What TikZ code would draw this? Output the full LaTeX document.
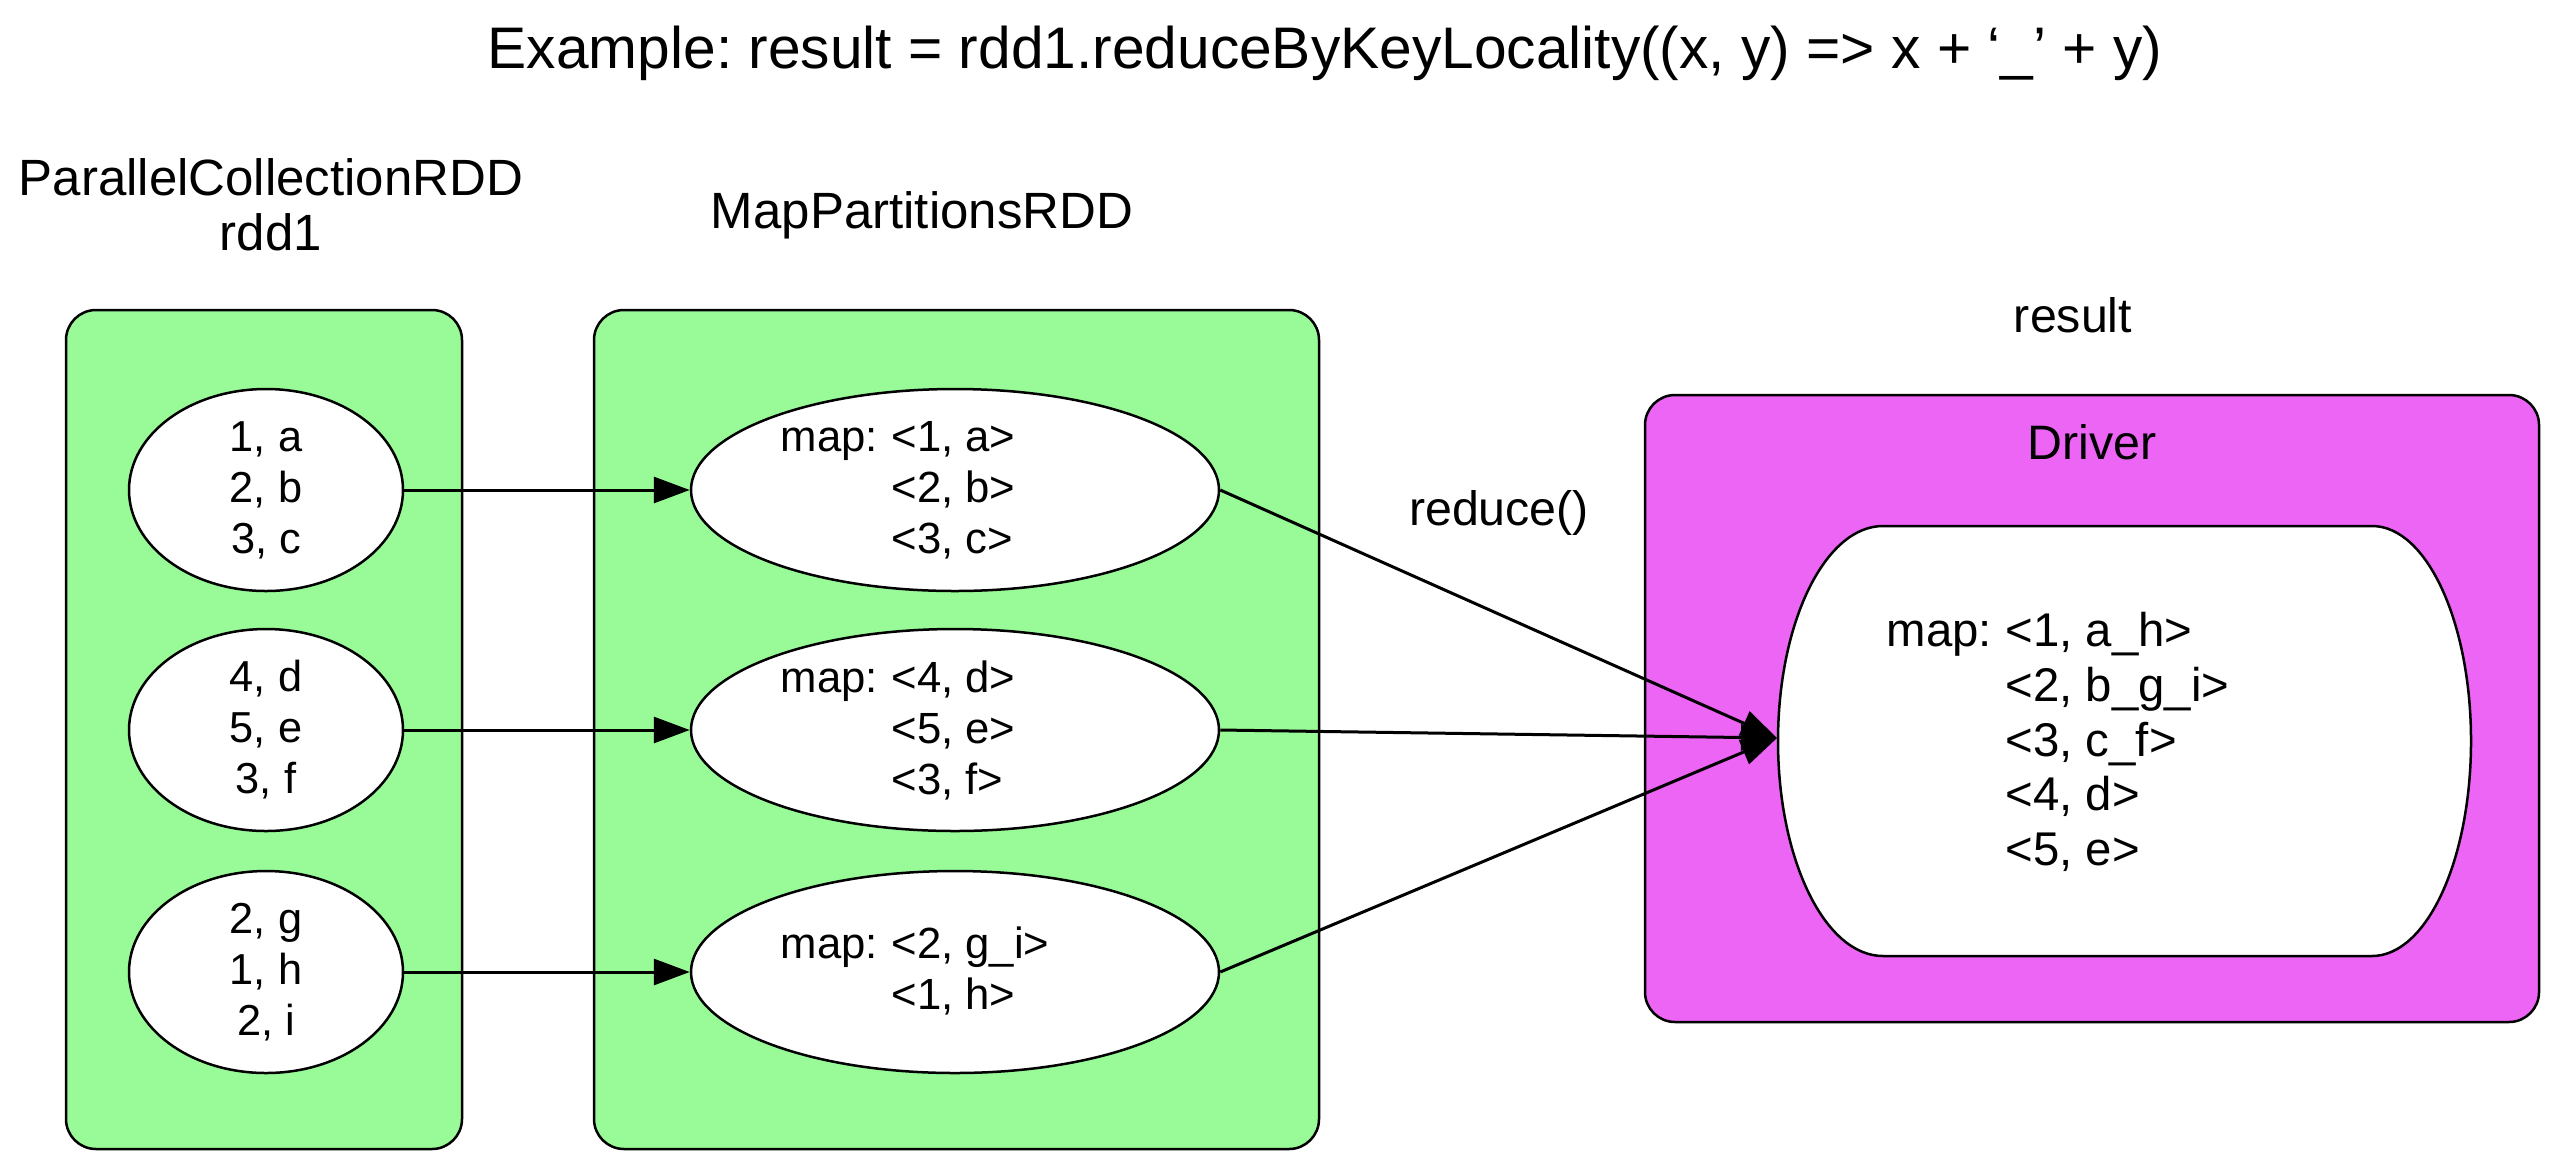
\documentclass[tikz,border=0pt]{standalone}
\usepackage{fontspec}
\setmainfont{Liberation Sans}
\usetikzlibrary{arrows.meta,shapes.geometric}
\definecolor{pgreen}{RGB}{152,251,152}
\definecolor{pmag}{RGB}{236,101,245}
\frenchspacing
\begin{document}
\begin{tikzpicture}[x=0.3pt,y=-0.3pt,
  box/.style={draw=black, line width=0.75pt, rounded corners=9pt},
  ell/.style={ellipse, draw=black, fill=white, line width=0.75pt, inner sep=0pt},
  lbl/.style={font=\fontsize{14.5}{17}\selectfont, inner sep=0pt, anchor=base},
  hdr/.style={font=\fontsize{15.3}{18}\selectfont, inner sep=0pt, anchor=base},
  txt/.style={font=\fontsize{13}{15.3}\selectfont, inner sep=0pt},
  mtxt/.style={font=\fontsize{13.1}{15.3}\selectfont, inner sep=0pt, anchor=west, align=left},
  arr/.style={-{Triangle[length=10.8pt,width=7.8pt]}, line width=0.9pt}]
\useasboundingbox (0,0) rectangle (2556,1164);
% title
\node[font=\fontsize{17.6}{20}\selectfont, inner sep=0pt, anchor=base] (title) at (1325,68)
  {Example: result = rdd1.reduceByKeyLocality((x, y) => x + ‘\_’ + y)};
% headers
\node[hdr] (pch1) at (271,195) {ParallelCollectionRDD};
\node[hdr] (pch2) at (271,250) {rdd1};
\node[hdr] (mph) at (922,228) {MapPartitionsRDD};
\node[lbl] (resh) at (2073,332) {result};
% containers
\draw[box, fill=pgreen] (66,310) rectangle (462,1149);
\draw[box, fill=pgreen] (594,310) rectangle (1319,1149);
\draw[box, fill=pmag] (1645,395) rectangle (2539,1022);
\node[lbl] (drvh) at (2092,459) {Driver};
% driver inner shape
\draw[fill=white, line width=0.75pt]
  (1883,526) -- (2372,526)
  arc[start angle=-90, end angle=90, x radius=99, y radius=215]
  -- (1883,956)
  arc[start angle=90, end angle=270, x radius=105, y radius=215] -- cycle;
\coordinate (drvL) at (1777,738);
\node[mtxt, font=\fontsize{14.2}{16.4}\selectfont] (drvt) at (1886,742)
  {\makebox[35.7pt][l]{map:}<1, a\_h>\\
   \hspace*{35.7pt}<2, b\_g\_i>\\
   \hspace*{35.7pt}<3, c\_f>\\
   \hspace*{35.7pt}<4, d>\\
   \hspace*{35.7pt}<5, e>};
% left ellipses
\node[ell, minimum width=82.2pt, minimum height=60.6pt, txt, align=center] (p1) at (266,490) {1, a\\2, b\\3, c};
\node[ell, minimum width=82.2pt, minimum height=60.6pt, txt, align=center] (p2) at (266,730) {4, d\\5, e\\3, f};
\node[ell, minimum width=82.2pt, minimum height=60.6pt, txt, align=center] (p3) at (266,972) {2, g\\1, h\\2, i};
% middle ellipses
\node[ell, minimum width=158.4pt, minimum height=60.6pt] (m1) at (955,490) {};
\node[ell, minimum width=158.4pt, minimum height=60.6pt] (m2) at (955,730) {};
\node[ell, minimum width=158.4pt, minimum height=60.6pt] (m3) at (955,972) {};
\node[mtxt] (m1t) at (780,490)
  {\makebox[33.3pt][l]{map:}<1, a>\\\hspace*{33.3pt}<2, b>\\\hspace*{33.3pt}<3, c>};
\node[mtxt] (m2t) at (780,730)
  {\makebox[33.3pt][l]{map:}<4, d>\\\hspace*{33.3pt}<5, e>\\\hspace*{33.3pt}<3, f>};
\node[mtxt] (m3t) at (780,971)
  {\makebox[33.3pt][l]{map:}<2, g\_i>\\\hspace*{33.3pt}<1, h>};
% arrows
\draw[arr] (p1.east) -- (m1.west);
\draw[arr] (p2.east) -- (m2.west);
\draw[arr] (p3.east) -- (m3.west);
\draw[arr] (m1.east) -- (drvL);
\draw[arr] (m2.east) -- (drvL);
\draw[arr] (m3.east) -- (drvL);
\node[lbl] (red) at (1499,525) {reduce()};
\end{tikzpicture}
\end{document}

Goal of the exercise ->
Drop the images and repeat the data exactly.

Solution ->
What TikZ code would draw this? Output the full LaTeX document.
\documentclass[tikz,border=0pt]{standalone}
\usepackage{fontspec}
\setmainfont{Liberation Sans}
\usetikzlibrary{arrows.meta,shapes.geometric}
\definecolor{pgreen}{RGB}{152,251,152}
\definecolor{pmag}{RGB}{236,101,245}
\frenchspacing
\begin{document}
\begin{tikzpicture}[x=0.3pt,y=-0.3pt,
  box/.style={draw=black, line width=0.75pt, rounded corners=9pt},
  ell/.style={ellipse, draw=black, fill=white, line width=0.75pt, inner sep=0pt},
  lbl/.style={font=\fontsize{14.5}{17}\selectfont, inner sep=0pt, anchor=base},
  hdr/.style={font=\fontsize{15.3}{18}\selectfont, inner sep=0pt, anchor=base},
  txt/.style={font=\fontsize{13}{15.3}\selectfont, inner sep=0pt},
  mtxt/.style={font=\fontsize{13.1}{15.3}\selectfont, inner sep=0pt, anchor=west, align=left},
  arr/.style={-{Triangle[length=10.8pt,width=7.8pt]}, line width=0.9pt}]
\useasboundingbox (0,0) rectangle (2556,1164);
% title
\node[font=\fontsize{17.6}{20}\selectfont, inner sep=0pt, anchor=base] (title) at (1325,68)
  {Example: result = rdd1.reduceByKeyLocality((x, y) => x + ‘\_’ + y)};
% headers
\node[hdr] (pch1) at (271,195) {ParallelCollectionRDD};
\node[hdr] (pch2) at (271,250) {rdd1};
\node[hdr] (mph) at (922,228) {MapPartitionsRDD};
\node[lbl] (resh) at (2073,332) {result};
% containers
\draw[box, fill=pgreen] (66,310) rectangle (462,1149);
\draw[box, fill=pgreen] (594,310) rectangle (1319,1149);
\draw[box, fill=pmag] (1645,395) rectangle (2539,1022);
\node[lbl] (drvh) at (2092,459) {Driver};
% driver inner shape
\draw[fill=white, line width=0.75pt]
  (1883,526) -- (2372,526)
  arc[start angle=-90, end angle=90, x radius=99, y radius=215]
  -- (1883,956)
  arc[start angle=90, end angle=270, x radius=105, y radius=215] -- cycle;
\coordinate (drvL) at (1777,738);
\node[mtxt, font=\fontsize{14.2}{16.4}\selectfont] (drvt) at (1886,742)
  {\makebox[35.7pt][l]{map:}<1, a\_h>\\
   \hspace*{35.7pt}<2, b\_g\_i>\\
   \hspace*{35.7pt}<3, c\_f>\\
   \hspace*{35.7pt}<4, d>\\
   \hspace*{35.7pt}<5, e>};
% left ellipses
\node[ell, minimum width=82.2pt, minimum height=60.6pt, txt, align=center] (p1) at (266,490) {1, a\\2, b\\3, c};
\node[ell, minimum width=82.2pt, minimum height=60.6pt, txt, align=center] (p2) at (266,730) {4, d\\5, e\\3, f};
\node[ell, minimum width=82.2pt, minimum height=60.6pt, txt, align=center] (p3) at (266,972) {2, g\\1, h\\2, i};
% middle ellipses
\node[ell, minimum width=158.4pt, minimum height=60.6pt] (m1) at (955,490) {};
\node[ell, minimum width=158.4pt, minimum height=60.6pt] (m2) at (955,730) {};
\node[ell, minimum width=158.4pt, minimum height=60.6pt] (m3) at (955,972) {};
\node[mtxt] (m1t) at (780,490)
  {\makebox[33.3pt][l]{map:}<1, a>\\\hspace*{33.3pt}<2, b>\\\hspace*{33.3pt}<3, c>};
\node[mtxt] (m2t) at (780,730)
  {\makebox[33.3pt][l]{map:}<4, d>\\\hspace*{33.3pt}<5, e>\\\hspace*{33.3pt}<3, f>};
\node[mtxt] (m3t) at (780,971)
  {\makebox[33.3pt][l]{map:}<2, g\_i>\\\hspace*{33.3pt}<1, h>};
% arrows
\draw[arr] (p1.east) -- (m1.west);
\draw[arr] (p2.east) -- (m2.west);
\draw[arr] (p3.east) -- (m3.west);
\draw[arr] (m1.east) -- (drvL);
\draw[arr] (m2.east) -- (drvL);
\draw[arr] (m3.east) -- (drvL);
\node[lbl] (red) at (1499,525) {reduce()};
\end{tikzpicture}
\end{document}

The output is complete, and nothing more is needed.